Monday, March 19, 2012

Keyn You Say Corn?

Corn. It's what's for breakfast, lunch, dinner, cars, and economics. That is Keynesian economics.

While there are several good and valid points in Friedman's excerpt (neoliberal economics) such as, developments in the transportation and communication industries (123), work stoppages (125), and my personal favorite "the federal government has become essentially the only purchaser of the products of many enterprises and whole industries." (125) The only point that holds true and real in accordance with The Omnivore's Dilemma is the last where the government is purchasing (all) the corn. Friedman's example of limiting the number of days wells produce oil in order to control prices (126) will not work with corn.
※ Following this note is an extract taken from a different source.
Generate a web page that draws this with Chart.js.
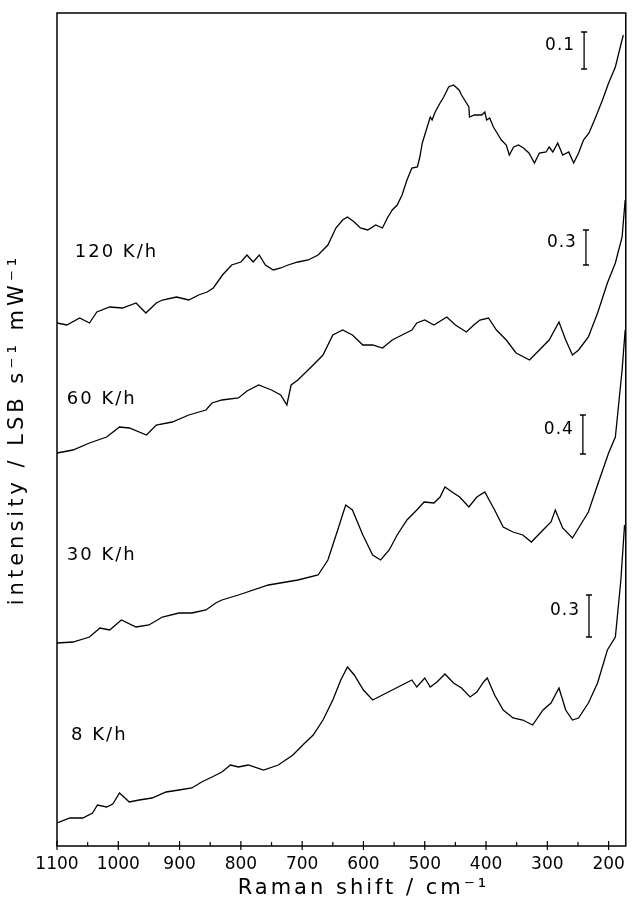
<!DOCTYPE html>
<html><head><meta charset="utf-8">
<script src="https://cdn.jsdelivr.net/npm/chart.js@4.4.1/dist/chart.umd.min.js"></script>
<style>html,body{margin:0;padding:0;background:#fff}</style>
</head><body>
<canvas id="c" width="633" height="903"></canvas>
<script>
// ---- data (Raman shift in cm^-1, stacked intensity in display units) ----
const wn120 = [1100,1084,1063,1047,1035,1014,993,971,955,938,928,905,885,869,855,845,830,815,800,790,780,770,760,747,735,723,707,690,674,658,645,634,626,615,605,593,580,569,561,553,545,537,529,521,512,508,504,496,491,488,483,475,469,461,453,444,440,435,428,427,419,407,402,399,394,388,383,375,367,362,355,347,339,330,321,313,302,297,291,283,275,265,257,249,241,232,221,210,200,189,181,176];
const int120 = [5.23,5.21,5.28,5.23,5.34,5.39,5.38,5.43,5.33,5.43,5.46,5.49,5.46,5.51,5.54,5.58,5.71,5.81,5.84,5.91,5.84,5.91,5.81,5.76,5.78,5.81,5.84,5.86,5.91,6.01,6.18,6.26,6.29,6.24,6.18,6.16,6.21,6.18,6.28,6.36,6.41,6.51,6.66,6.78,6.79,6.89,7.03,7.19,7.29,7.26,7.34,7.43,7.49,7.59,7.61,7.56,7.51,7.46,7.39,7.29,7.31,7.31,7.34,7.26,7.28,7.19,7.14,7.06,7.01,6.91,6.99,7.01,6.98,6.93,6.83,6.93,6.94,6.99,6.94,7.03,6.91,6.94,6.83,6.93,7.06,7.13,7.29,7.46,7.63,7.79,7.99,8.11];

const wn60 = [1100,1074,1047,1019,998,982,954,938,912,885,857,847,831,804,790,771,750,735,725,718,707,682,666,650,634,618,601,585,569,553,537,521,513,500,485,464,450,432,420,410,396,383,367,351,329,313,297,281,270,259,249,233,218,202,189,178,173];
const int60 = [3.93,3.96,4.03,4.09,4.19,4.18,4.11,4.21,4.24,4.31,4.36,4.43,4.46,4.48,4.55,4.61,4.56,4.51,4.41,4.61,4.66,4.81,4.91,5.11,5.16,5.11,5.01,5.01,4.98,5.06,5.11,5.16,5.23,5.26,5.21,5.29,5.21,5.14,5.21,5.26,5.28,5.16,5.06,4.93,4.86,4.96,5.06,5.24,5.06,4.91,4.96,5.09,5.33,5.63,5.83,6.09,6.46];

const wn30 = [1100,1074,1047,1030,1014,995,971,950,928,901,880,857,841,831,804,755,707,674,658,642,629,618,601,585,572,558,545,529,513,501,485,475,467,453,443,428,415,402,386,372,356,340,326,307,294,287,275,259,249,233,217,200,189,178,173];
const int30 = [2.03,2.04,2.09,2.18,2.16,2.26,2.19,2.21,2.29,2.33,2.33,2.36,2.43,2.46,2.51,2.61,2.66,2.71,2.86,3.16,3.41,3.36,3.11,2.91,2.86,2.96,3.11,3.26,3.36,3.44,3.43,3.49,3.59,3.53,3.49,3.39,3.49,3.54,3.36,3.19,3.14,3.11,3.04,3.16,3.24,3.36,3.18,3.08,3.18,3.34,3.63,3.93,4.09,4.76,5.16];

const wn8 = [1100,1079,1058,1042,1034,1019,1009,998,982,966,945,922,901,880,864,847,831,817,804,788,763,739,715,699,682,666,650,637,626,615,600,585,569,553,537,521,513,500,491,480,467,453,440,426,415,404,398,386,372,356,340,324,307,294,281,270,259,249,233,218,202,189,180,174];
const int8 = [0.23,0.28,0.28,0.33,0.41,0.39,0.42,0.53,0.44,0.46,0.48,0.54,0.56,0.58,0.64,0.69,0.74,0.81,0.79,0.81,0.76,0.81,0.91,1.01,1.11,1.26,1.46,1.66,1.79,1.71,1.56,1.46,1.51,1.56,1.61,1.66,1.59,1.68,1.59,1.64,1.72,1.63,1.58,1.49,1.54,1.64,1.68,1.51,1.36,1.28,1.26,1.21,1.36,1.43,1.58,1.36,1.26,1.28,1.43,1.63,1.96,2.09,2.66,3.21];

const seriesLabels = ['120 K/h', '60 K/h', '30 K/h', '8 K/h'];
const scaleBarLabels = ['0.1', '0.3', '0.4', '0.3'];
const scaleBarX = [240, 237, 242, 232];
const scaleBarLow = [7.77, 5.81, 3.92, 2.09];
const scaleBarHigh = [8.14, 6.16, 4.31, 2.51];
const xTicks = [1100, 1000, 900, 800, 700, 600, 500, 400, 300, 200];
const xMinorTicks = [1050, 950, 850, 750, 650, 550, 450, 350, 250];
const xTitle = 'Raman shift / cm⁻¹';
const yTitle = 'intensity / LSB s⁻¹ mW⁻¹';

// annotation anchors (data coordinates)
const labelAnchors = [{x:1071,y:5.94},{x:1084,y:4.47},{x:1084,y:2.91},{x:1077,y:1.11}];
const xTitleCenter = 600;

const spectra = [[wn120,int120],[wn60,int60],[wn30,int30],[wn8,int8]];
const datasets = spectra.map(([w,v],k)=>({
  label: seriesLabels[k],
  data: w.map((xv,i)=>({x:xv,y:v[i]})),
  borderColor:'#000', borderWidth:1.3, pointRadius:0, tension:0, fill:false
}));
scaleBarLabels.forEach((t,i)=>{
  datasets.push({
    label:'bar '+t,
    data:[{x:scaleBarX[i],y:scaleBarLow[i]},{x:scaleBarX[i],y:scaleBarHigh[i]}],
    borderColor:'#000', borderWidth:1.3, pointStyle:'line', pointRadius:3,
    pointBorderColor:'#000', pointBorderWidth:1.3, fill:false
  });
});

const overlay = {
  id:'overlay',
  afterDatasetsDraw(chart){
    const {ctx, chartArea:a, scales:{x,y}} = chart;
    ctx.save();
    ctx.strokeStyle='#000'; ctx.lineWidth=1.5;
    ctx.strokeRect(a.left,a.top,a.right-a.left,a.bottom-a.top);
    ctx.lineWidth=1.2;
    ctx.beginPath();
    xTicks.forEach(v=>{const p=x.getPixelForValue(v); ctx.moveTo(p,a.bottom-5); ctx.lineTo(p,a.bottom+4);});
    xMinorTicks.forEach(v=>{const p=x.getPixelForValue(v); ctx.moveTo(p,a.bottom-4); ctx.lineTo(p,a.bottom);});
    ctx.stroke();
    ctx.fillStyle='#000';
    ctx.textBaseline='middle';
    ctx.font='18px "DejaVu Sans"';
    ctx.letterSpacing='2px';
    ctx.textAlign='left';
    seriesLabels.forEach((t,i)=>{
      ctx.fillText(t, x.getPixelForValue(labelAnchors[i].x), y.getPixelForValue(labelAnchors[i].y));
    });
    ctx.font='17px "DejaVu Sans"';
    ctx.letterSpacing='1px';
    ctx.textAlign='right';
    scaleBarLabels.forEach((t,i)=>{
      const px=x.getPixelForValue(scaleBarX[i]);
      const py=y.getPixelForValue((scaleBarLow[i]+scaleBarHigh[i])/2);
      ctx.fillText(t, px-9, py-5);
    });
    // axis titles
    ctx.textAlign='center';
    ctx.font='21px "DejaVu Sans"';
    ctx.letterSpacing='3px';
    ctx.fillText(xTitle, x.getPixelForValue(xTitleCenter), 889);
    ctx.save();
    ctx.translate(18, (a.top+a.bottom)/2);
    ctx.rotate(-Math.PI/2);
    ctx.font='21px "DejaVu Sans"';
    ctx.letterSpacing='4px';
    ctx.fillText(yTitle, 0, 0);
    ctx.restore();
    ctx.restore();
  }
};

new Chart(document.getElementById('c'), {
  type:'line',
  data:{datasets},
  plugins:[overlay],
  options:{
    responsive:false, animation:false,
    layout:{padding:{top:13,right:3,left:0,bottom:0}},
    plugins:{legend:{display:false}, tooltip:{enabled:false}},
    scales:{
      x:{type:'linear', reverse:true, min:172, max:1100,
        afterBuildTicks:s=>{s.ticks=xTicks.map(v=>({value:v}));},
        afterFit:s=>{s.height=57;},
        grid:{display:false, drawTicks:false}, border:{display:false},
        ticks:{color:'#000', font:{family:'DejaVu Sans', size:17}, padding:8, maxRotation:0, autoSkip:false,
          callback:v=>String(v)},
        title:{display:false}
      },
      y:{type:'linear', min:0, max:8.33,
        afterFit:s=>{s.width=57;},
        grid:{display:false, drawTicks:false}, border:{display:false},
        ticks:{display:false},
        title:{display:false}
      }
    }
  }
});
</script>
</body></html>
Farmers can't grow corn one day and not the next. While they can alternate year to year there is no guarantee that the following year will be successful (at all). So why would farmers not plant corn, push their land to the limit, and get what money the can for their crop, even if it is less than the year before (it's still money, right)? But one hard and true fact that makes me completely abandon neoliberal economics is the fact that the economy in America is not a free market economy (in the classic sense).

Enter Keynesian economics. The excerpt we read indirectly discusses subsidies it says "a comparatively small increment of investment will lead to full employment... it may require a large increment of investment to produce full employment." This is exactly what was seen in the agricultural industry after the New Deal. Today we have reached a time when "any attempt to increase investment still further will set up a tendency in money-prices to rise without limit, irrespective of the marginal propensity to consume: ie we shall have reached a state of true inflation." This idea reflects the economic reality of agriculture in/and the US. The further we invest in corn, the more the prices will increase, leading farmers to make more for much, much less.

1 comment:

  1. New Deal is pure Keynes--advised by him. But the question of whether any ostensibly 'free' market is ever free is hard to support--as your good examples pretty much nail.